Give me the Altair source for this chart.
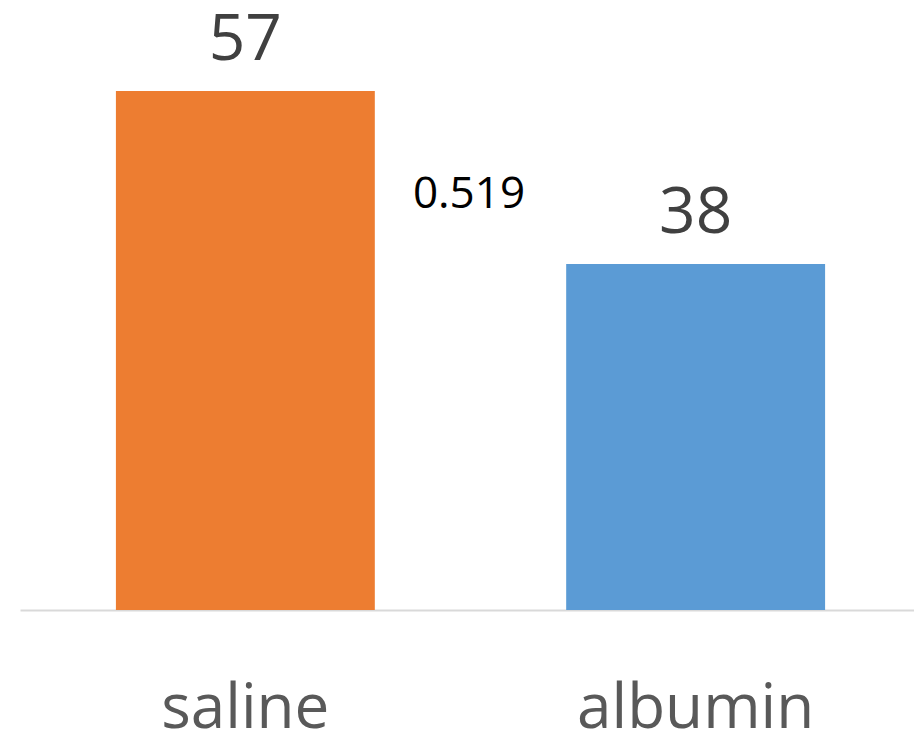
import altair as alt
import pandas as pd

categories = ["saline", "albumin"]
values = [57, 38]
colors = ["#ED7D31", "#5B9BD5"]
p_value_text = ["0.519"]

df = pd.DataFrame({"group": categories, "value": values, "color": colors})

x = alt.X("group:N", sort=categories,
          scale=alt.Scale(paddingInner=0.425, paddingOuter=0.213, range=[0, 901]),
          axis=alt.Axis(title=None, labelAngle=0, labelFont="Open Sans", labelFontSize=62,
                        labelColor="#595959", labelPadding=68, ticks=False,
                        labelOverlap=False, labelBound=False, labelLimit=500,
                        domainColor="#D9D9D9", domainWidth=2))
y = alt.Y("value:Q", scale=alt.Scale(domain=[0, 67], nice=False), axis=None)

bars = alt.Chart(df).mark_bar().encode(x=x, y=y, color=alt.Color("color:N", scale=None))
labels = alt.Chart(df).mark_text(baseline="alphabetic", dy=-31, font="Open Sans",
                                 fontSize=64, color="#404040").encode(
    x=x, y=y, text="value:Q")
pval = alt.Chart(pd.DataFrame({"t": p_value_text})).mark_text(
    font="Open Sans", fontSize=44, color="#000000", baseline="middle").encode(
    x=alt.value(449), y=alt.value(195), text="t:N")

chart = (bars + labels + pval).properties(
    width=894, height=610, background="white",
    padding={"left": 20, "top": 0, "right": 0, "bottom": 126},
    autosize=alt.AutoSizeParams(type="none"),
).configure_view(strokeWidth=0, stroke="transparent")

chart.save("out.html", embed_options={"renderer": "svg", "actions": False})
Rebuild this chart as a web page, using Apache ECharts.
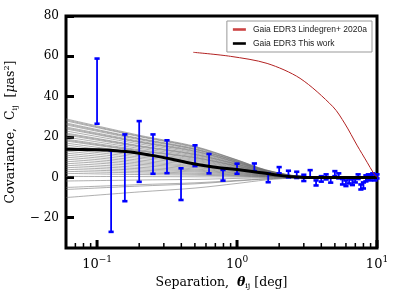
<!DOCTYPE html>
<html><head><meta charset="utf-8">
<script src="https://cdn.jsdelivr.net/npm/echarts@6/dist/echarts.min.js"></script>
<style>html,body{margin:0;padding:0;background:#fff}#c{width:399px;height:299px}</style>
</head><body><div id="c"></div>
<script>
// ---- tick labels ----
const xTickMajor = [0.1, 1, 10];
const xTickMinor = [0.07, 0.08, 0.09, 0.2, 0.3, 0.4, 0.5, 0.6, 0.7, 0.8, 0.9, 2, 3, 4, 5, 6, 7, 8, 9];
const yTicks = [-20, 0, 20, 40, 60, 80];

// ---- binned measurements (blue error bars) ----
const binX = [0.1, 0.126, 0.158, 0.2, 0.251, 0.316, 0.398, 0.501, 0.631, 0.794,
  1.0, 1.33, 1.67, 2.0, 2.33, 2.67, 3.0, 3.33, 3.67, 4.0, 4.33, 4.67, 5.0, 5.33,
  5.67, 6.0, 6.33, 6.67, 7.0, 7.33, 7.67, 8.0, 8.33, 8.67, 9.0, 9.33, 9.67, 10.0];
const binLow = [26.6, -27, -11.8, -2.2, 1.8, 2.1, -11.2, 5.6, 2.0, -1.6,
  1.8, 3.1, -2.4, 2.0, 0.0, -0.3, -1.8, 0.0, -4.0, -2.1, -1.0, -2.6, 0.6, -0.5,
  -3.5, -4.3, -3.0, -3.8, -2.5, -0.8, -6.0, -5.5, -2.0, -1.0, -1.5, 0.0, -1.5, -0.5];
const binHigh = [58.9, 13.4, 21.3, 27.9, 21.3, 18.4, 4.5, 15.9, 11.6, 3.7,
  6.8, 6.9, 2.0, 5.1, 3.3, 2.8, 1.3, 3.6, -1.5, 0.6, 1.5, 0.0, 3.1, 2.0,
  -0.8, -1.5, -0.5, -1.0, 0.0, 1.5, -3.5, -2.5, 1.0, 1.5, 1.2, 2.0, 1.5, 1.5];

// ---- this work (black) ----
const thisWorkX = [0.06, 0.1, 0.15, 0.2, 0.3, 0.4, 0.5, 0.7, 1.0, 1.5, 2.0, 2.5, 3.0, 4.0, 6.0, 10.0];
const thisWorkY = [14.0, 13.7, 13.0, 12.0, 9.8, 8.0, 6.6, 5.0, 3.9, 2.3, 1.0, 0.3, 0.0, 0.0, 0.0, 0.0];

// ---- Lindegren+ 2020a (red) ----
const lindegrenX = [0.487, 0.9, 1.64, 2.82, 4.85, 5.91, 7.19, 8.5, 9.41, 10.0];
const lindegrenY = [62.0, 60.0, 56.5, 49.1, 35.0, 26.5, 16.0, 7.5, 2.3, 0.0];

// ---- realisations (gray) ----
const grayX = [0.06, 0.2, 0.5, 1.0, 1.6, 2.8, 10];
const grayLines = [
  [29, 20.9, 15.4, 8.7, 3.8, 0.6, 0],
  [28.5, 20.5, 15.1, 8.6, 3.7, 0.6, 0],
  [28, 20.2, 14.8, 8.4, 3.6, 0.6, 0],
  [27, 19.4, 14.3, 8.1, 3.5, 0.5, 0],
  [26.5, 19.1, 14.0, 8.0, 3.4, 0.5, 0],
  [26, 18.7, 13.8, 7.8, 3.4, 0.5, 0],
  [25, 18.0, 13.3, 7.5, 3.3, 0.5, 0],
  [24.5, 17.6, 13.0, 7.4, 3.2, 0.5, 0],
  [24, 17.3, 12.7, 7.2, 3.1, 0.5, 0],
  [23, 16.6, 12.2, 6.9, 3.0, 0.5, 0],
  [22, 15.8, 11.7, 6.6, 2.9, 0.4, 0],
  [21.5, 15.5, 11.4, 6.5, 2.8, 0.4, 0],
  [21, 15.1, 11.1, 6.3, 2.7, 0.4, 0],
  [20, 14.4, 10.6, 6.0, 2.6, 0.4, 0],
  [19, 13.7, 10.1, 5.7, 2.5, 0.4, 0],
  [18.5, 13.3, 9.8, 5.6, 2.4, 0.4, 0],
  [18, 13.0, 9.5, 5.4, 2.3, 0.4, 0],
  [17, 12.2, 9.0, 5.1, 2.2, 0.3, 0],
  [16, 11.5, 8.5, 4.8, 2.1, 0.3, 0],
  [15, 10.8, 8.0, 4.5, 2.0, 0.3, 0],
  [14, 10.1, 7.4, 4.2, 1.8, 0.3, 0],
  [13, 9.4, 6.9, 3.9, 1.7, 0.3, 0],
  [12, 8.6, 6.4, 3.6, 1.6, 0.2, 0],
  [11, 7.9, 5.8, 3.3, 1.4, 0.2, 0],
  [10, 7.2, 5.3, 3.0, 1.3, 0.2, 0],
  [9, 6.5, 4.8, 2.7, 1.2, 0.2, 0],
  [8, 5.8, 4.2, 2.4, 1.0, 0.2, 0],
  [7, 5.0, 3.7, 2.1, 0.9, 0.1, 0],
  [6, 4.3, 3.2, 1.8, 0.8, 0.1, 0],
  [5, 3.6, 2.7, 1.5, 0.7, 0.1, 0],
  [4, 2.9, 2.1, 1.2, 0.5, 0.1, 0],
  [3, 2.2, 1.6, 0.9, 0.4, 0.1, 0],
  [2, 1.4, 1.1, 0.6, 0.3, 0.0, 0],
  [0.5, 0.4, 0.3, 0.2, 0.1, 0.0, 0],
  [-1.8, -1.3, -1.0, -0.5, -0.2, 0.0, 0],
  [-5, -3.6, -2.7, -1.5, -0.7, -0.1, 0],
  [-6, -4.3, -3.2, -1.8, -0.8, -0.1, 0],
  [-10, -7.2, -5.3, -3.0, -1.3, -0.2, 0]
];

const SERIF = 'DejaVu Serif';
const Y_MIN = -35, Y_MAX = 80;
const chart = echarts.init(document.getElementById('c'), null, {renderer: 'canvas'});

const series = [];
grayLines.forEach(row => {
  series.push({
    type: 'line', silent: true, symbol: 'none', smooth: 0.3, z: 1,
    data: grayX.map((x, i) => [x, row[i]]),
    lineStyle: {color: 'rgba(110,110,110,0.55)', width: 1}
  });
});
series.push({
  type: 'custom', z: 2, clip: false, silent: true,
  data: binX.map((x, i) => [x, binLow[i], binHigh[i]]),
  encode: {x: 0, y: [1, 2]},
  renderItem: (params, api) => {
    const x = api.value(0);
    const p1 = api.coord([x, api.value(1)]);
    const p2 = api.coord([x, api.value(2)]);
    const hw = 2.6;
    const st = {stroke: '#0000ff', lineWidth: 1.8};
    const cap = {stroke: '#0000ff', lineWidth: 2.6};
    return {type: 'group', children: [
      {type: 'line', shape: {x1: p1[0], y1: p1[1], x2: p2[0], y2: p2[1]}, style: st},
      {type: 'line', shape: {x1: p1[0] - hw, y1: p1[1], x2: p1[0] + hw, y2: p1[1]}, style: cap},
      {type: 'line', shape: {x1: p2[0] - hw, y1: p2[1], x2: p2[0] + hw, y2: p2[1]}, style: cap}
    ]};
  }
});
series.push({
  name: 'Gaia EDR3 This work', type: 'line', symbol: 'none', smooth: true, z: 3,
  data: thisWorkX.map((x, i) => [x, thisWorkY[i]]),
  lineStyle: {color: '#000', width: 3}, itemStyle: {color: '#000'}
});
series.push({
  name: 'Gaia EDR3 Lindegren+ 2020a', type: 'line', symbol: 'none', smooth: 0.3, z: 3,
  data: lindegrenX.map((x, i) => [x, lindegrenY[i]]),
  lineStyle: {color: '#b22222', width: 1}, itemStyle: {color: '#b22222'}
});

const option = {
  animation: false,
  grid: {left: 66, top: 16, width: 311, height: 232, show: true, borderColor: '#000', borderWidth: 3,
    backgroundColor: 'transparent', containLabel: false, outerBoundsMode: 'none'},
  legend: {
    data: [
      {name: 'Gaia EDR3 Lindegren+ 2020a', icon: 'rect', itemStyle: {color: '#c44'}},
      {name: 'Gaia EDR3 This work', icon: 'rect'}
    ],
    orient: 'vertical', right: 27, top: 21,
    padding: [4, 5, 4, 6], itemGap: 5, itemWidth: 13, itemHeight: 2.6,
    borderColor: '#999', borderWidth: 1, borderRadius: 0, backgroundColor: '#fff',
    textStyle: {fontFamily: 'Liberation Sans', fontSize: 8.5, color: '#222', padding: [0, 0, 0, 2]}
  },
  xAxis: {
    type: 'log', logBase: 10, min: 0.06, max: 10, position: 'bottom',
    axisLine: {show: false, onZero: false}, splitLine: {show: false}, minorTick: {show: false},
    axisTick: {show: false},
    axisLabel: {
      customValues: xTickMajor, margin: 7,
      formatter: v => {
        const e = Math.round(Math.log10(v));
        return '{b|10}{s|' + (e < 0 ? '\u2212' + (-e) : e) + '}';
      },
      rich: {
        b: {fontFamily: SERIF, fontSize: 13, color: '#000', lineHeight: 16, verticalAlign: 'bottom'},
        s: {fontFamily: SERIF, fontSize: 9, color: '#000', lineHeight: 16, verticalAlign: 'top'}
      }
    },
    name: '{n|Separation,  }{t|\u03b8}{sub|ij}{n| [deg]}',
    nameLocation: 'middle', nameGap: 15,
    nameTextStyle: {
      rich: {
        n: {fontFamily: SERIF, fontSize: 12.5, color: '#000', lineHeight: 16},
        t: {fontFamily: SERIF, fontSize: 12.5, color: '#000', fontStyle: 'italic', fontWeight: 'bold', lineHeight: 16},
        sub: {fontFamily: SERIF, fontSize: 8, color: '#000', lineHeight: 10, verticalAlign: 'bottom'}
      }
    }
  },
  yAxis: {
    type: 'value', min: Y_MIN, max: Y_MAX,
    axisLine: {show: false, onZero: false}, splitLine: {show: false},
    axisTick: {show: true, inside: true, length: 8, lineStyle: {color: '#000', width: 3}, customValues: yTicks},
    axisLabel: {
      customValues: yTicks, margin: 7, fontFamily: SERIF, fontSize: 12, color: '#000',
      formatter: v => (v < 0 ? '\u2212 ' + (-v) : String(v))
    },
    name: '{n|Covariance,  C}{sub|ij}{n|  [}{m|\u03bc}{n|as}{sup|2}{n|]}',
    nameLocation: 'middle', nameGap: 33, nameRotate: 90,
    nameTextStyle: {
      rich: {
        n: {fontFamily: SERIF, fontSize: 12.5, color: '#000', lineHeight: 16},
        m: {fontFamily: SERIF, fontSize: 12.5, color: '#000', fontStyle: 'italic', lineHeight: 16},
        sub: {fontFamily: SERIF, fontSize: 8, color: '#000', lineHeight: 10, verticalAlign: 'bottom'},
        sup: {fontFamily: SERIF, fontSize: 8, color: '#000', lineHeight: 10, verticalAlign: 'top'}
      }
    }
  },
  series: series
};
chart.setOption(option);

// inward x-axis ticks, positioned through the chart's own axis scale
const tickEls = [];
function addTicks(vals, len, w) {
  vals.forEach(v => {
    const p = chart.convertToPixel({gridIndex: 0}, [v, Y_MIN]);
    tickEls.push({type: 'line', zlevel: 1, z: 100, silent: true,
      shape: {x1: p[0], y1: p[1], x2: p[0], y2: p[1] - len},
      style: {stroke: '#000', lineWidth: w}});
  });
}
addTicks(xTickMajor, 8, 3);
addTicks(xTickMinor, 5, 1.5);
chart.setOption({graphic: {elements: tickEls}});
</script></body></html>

***

▶ [Instructions for the task]
Word for word, retype the lines in the entries above that run from the one with "Rebuild this chart" through the one with "const yTicks = [-20, 0, 20, 40, 60, 80];". Both ends count; pictures do not.

▶ [Output below]
Rebuild this chart as a web page, using Apache ECharts.
<!DOCTYPE html>
<html><head><meta charset="utf-8">
<script src="https://cdn.jsdelivr.net/npm/echarts@6/dist/echarts.min.js"></script>
<style>html,body{margin:0;padding:0;background:#fff}#c{width:399px;height:299px}</style>
</head><body><div id="c"></div>
<script>
// ---- tick labels ----
const xTickMajor = [0.1, 1, 10];
const xTickMinor = [0.07, 0.08, 0.09, 0.2, 0.3, 0.4, 0.5, 0.6, 0.7, 0.8, 0.9, 2, 3, 4, 5, 6, 7, 8, 9];
const yTicks = [-20, 0, 20, 40, 60, 80];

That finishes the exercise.